Exercise
Reproduce only the lines of the material below that start at the line containing "Reproduce this chart" and stop at the line containing "import seaborn as sns". Keep both end lines.

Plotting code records
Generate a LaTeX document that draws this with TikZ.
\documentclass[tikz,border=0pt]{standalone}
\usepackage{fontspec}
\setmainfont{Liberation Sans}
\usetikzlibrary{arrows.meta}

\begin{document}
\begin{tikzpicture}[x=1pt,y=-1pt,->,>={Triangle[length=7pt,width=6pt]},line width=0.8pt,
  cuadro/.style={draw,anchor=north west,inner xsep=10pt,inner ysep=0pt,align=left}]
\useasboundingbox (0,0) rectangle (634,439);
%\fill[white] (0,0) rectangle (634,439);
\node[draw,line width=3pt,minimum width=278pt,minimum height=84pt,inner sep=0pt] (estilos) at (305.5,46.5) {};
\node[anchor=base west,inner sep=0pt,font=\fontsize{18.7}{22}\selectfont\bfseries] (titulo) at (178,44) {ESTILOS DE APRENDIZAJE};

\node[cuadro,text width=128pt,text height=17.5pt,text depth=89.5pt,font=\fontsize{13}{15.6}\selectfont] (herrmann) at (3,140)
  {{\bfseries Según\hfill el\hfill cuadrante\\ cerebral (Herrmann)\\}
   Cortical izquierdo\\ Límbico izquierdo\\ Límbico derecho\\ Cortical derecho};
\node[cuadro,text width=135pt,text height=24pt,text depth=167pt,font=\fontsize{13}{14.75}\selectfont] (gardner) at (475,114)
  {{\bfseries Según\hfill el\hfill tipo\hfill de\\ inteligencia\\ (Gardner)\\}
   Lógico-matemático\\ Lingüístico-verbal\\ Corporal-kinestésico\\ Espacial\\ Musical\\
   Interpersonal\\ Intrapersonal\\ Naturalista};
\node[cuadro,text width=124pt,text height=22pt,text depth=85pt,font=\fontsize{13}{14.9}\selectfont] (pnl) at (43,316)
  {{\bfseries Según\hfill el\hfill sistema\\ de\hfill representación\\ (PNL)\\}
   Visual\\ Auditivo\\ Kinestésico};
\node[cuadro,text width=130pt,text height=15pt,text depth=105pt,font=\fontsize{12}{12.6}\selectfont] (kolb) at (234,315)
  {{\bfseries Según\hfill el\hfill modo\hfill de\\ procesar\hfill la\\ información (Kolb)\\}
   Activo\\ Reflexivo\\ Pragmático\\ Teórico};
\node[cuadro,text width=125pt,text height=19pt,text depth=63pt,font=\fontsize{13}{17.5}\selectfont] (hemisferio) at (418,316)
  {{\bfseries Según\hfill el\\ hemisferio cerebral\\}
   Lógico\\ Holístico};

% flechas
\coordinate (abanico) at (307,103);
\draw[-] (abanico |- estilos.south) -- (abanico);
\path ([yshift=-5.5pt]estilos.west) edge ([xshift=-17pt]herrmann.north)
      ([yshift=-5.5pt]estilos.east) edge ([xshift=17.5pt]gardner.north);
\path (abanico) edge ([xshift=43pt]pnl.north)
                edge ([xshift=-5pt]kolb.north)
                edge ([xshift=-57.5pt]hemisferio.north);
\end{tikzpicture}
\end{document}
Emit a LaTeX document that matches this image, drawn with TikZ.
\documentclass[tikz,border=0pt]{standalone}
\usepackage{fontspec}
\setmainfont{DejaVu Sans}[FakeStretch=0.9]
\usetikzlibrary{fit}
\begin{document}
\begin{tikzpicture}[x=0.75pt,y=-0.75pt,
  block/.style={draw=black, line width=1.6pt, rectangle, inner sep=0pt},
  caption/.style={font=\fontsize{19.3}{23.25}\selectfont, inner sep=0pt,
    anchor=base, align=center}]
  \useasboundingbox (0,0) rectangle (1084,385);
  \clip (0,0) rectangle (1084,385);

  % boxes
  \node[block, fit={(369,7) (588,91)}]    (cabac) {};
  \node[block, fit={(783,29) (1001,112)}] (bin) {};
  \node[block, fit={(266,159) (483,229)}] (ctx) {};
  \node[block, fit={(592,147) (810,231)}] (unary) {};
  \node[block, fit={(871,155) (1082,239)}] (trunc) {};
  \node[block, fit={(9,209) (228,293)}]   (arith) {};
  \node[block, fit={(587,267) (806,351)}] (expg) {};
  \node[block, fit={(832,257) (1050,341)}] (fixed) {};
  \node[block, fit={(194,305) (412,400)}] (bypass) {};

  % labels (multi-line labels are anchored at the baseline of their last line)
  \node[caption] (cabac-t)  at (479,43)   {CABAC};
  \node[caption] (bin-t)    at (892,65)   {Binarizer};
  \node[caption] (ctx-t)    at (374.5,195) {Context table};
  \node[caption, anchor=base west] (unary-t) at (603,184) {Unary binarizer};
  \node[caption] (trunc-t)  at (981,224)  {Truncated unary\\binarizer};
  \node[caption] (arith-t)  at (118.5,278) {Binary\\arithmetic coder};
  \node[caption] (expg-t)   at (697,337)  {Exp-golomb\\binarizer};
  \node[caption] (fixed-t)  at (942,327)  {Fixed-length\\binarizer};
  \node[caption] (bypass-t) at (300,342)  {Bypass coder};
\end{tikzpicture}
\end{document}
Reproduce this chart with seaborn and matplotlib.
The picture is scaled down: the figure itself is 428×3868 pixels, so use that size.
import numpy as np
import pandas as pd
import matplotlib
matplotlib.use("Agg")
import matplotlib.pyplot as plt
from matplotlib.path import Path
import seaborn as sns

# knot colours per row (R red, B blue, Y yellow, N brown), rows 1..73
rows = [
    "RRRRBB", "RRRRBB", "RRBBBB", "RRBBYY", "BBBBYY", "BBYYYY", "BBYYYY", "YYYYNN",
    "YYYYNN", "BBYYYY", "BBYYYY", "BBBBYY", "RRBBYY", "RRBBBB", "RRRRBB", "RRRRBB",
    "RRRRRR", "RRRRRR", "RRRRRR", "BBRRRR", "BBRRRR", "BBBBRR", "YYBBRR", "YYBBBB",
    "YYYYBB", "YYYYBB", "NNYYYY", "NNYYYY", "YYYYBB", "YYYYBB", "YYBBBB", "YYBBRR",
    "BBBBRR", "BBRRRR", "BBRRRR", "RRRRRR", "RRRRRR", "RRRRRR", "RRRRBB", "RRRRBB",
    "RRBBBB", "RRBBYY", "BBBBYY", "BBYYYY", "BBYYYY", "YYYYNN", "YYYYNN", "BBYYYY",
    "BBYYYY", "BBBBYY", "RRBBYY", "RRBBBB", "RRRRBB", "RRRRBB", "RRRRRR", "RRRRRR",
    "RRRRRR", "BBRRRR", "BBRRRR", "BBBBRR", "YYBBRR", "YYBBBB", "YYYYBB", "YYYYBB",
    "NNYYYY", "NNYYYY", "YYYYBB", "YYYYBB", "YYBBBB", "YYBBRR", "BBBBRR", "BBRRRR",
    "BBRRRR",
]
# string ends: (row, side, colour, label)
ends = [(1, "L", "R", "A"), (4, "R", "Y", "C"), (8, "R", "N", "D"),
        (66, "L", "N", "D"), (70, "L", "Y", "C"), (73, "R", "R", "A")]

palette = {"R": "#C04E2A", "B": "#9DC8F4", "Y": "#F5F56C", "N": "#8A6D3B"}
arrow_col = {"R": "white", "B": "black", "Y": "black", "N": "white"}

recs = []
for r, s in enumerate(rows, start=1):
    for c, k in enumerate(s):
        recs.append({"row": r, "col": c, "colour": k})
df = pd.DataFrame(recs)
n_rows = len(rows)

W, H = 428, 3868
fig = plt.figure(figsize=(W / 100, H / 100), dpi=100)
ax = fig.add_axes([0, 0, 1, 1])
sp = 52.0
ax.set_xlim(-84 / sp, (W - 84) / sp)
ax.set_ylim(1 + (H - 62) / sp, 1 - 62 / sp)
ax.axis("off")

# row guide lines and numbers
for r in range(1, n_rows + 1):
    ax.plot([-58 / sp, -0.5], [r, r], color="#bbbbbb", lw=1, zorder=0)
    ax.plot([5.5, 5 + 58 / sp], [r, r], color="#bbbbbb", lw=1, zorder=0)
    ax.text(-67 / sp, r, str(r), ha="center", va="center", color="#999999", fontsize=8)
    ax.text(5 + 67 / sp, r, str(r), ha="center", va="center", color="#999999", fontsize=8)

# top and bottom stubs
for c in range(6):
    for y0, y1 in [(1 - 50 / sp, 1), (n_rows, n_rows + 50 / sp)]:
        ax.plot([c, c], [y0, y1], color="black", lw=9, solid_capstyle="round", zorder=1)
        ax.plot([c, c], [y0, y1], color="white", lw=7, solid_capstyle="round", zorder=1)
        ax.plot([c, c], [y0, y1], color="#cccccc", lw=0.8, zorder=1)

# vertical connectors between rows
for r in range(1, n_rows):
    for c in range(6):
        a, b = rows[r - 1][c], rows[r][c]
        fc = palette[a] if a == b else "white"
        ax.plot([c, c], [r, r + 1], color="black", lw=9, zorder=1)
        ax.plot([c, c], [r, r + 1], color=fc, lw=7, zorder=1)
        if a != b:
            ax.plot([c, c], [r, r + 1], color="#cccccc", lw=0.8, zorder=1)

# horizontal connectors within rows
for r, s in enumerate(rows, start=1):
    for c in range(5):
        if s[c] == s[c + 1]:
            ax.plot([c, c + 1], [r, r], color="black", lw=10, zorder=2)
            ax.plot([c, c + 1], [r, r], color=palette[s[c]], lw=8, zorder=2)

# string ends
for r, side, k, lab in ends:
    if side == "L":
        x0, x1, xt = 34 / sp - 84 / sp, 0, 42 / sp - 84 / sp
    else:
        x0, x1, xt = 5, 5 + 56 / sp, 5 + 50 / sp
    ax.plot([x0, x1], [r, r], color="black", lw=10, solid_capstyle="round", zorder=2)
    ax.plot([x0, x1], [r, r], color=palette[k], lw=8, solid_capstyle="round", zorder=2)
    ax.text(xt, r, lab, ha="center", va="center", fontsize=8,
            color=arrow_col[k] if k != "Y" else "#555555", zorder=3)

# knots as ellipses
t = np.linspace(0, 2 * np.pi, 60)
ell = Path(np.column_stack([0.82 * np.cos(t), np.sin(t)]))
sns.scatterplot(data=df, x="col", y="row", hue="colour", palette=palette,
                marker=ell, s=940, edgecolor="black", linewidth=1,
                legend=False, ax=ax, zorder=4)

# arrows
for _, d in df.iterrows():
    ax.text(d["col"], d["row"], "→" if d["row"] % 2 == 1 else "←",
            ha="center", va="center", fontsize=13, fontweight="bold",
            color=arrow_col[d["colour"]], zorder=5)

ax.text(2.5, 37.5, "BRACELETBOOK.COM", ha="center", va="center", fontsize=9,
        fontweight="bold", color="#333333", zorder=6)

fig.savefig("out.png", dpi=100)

Correct output
Reproduce this chart with seaborn and matplotlib.
The picture is scaled down: the figure itself is 428×3868 pixels, so use that size.
import numpy as np
import pandas as pd
import matplotlib
matplotlib.use("Agg")
import matplotlib.pyplot as plt
from matplotlib.path import Path
import seaborn as sns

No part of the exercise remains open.